Beffrie Kayalo Mulama - Masters Student, Kenyatta University, Kenya

Samuel Maina - Lecturer, Kenyatta University, Kenya

Muathe S.M. - Lecturer, Kenyatta University, Kenya


ABSTRACT

The study examined the strategies and performance of Islamic banking in selected commercial banks in Nairobi County. These strategies include Operations, Funds separation and Lending strategies in relation to the performance of these banks in terms of Customer base, Assets, Financial Viability and Relevance. The study employed descriptive research design and used structured questionnaires to gather data from the managers in the banks. A sample of 6 banks was selected with 8 managers from each bank, from a population of 43 commercial banks using proportionate stratified random sampling method.

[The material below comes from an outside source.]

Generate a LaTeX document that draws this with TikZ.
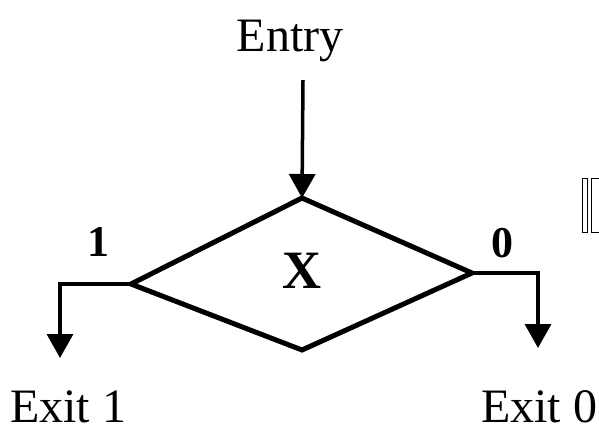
\documentclass[tikz,border=0pt]{standalone}
\usepackage{fontspec}
\setmainfont{Liberation Serif}
\usetikzlibrary{arrows.meta}
\begin{document}
\begin{tikzpicture}[x=1pt,y=-1pt,
  shape line/.style={line width=5pt,line join=miter},
  flow/.style={line width=3.5pt,-{Triangle[length=24pt,width=26pt]}},
  bigtext/.style={inner sep=0pt,anchor=base,font=\fontsize{48}{48}\selectfont},
  branchlabel/.style={inner sep=0pt,anchor=base,font=\fontsize{44}{44}\selectfont\bfseries},
  glyphbox/.style={line width=1pt}]
\useasboundingbox (0,0) rectangle (599,429);
% diamond corners
\coordinate (dt) at (302,198);
\coordinate (dr) at (472,273);
\coordinate (db) at (302,350);
\coordinate (dl) at (131,284);
\draw[shape line] (dt) -- (dr) -- (db) -- (dl) -- cycle;
\node[inner sep=0pt,anchor=base,font=\fontsize{54}{54}\selectfont\bfseries] (x) at (302,288) {X};
% texts
\node[bigtext] (entry) at (290,51.7) {Entry};
\node[bigtext] (exit1) at (68,422) {Exit 1};
\node[bigtext] (exit0) at (539,422) {Exit 0};
\node[branchlabel] (one) at (98,256) {1};
\node[branchlabel] (zero) at (502,257) {0};
% connector ends
\coordinate (es) at (303,80);
\coordinate (lt) at (60,358);
\coordinate (rt) at (538,348);
\draw[flow] (es) -- (dt);
\draw[flow] (dl) -- (dl -| lt) -- (lt);
\draw[flow] (dr) -- (dr -| rt) -- (rt);
% stray glyph box at right edge
\draw[glyphbox] (582.5,178.5) rectangle (587,232);
\draw[glyphbox] (605,232) -- (591.5,232) -- (591.5,178.5) -- (605,178.5);
\end{tikzpicture}
\end{document}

The study revealed that operational strategies have a positive impact in the performance of the commercial banks, although the government has not established a fully operational legal and supervisory framework to govern the Islamic banking. The study concludes that lack of these legal frameworks is a drawback to the progress in Islamic banking in Kenya. Funds separation was the major distinguishing factor in Islamic and conventional banking by having a reserve fund that absorbs losses in Islamic banking. The study concluded that conventional banks had not set up a reserve fund account but were in the process of setting up although the fully fledged already have. The study further concludes that most customers in Islamic banking have a high intake in the loans offered under the musharaka and mudaraba basis where the banks have a partnership with the clients thus sharing the risk. These aspects encourage the customers to have a high interest in loans and the accounts provided by the banks thus encouraging investors and improving the banks performance. The study recommends that serious marketing should be done to create awareness of Islamic products in the different banks to fill the knowledge gap in the market. Staff training was observed as a necessity since most of the employees in the conventional banks didn’t have knowledge on Islamic products. The study raised the agency problem in mudaraba and musharaka contracts. The study concludes that to some extent, the agency problem in musharaka and mudaraba can be reduced by carefully specifying the sharing of profit and performance bonuses between the entrepreneur and the bank.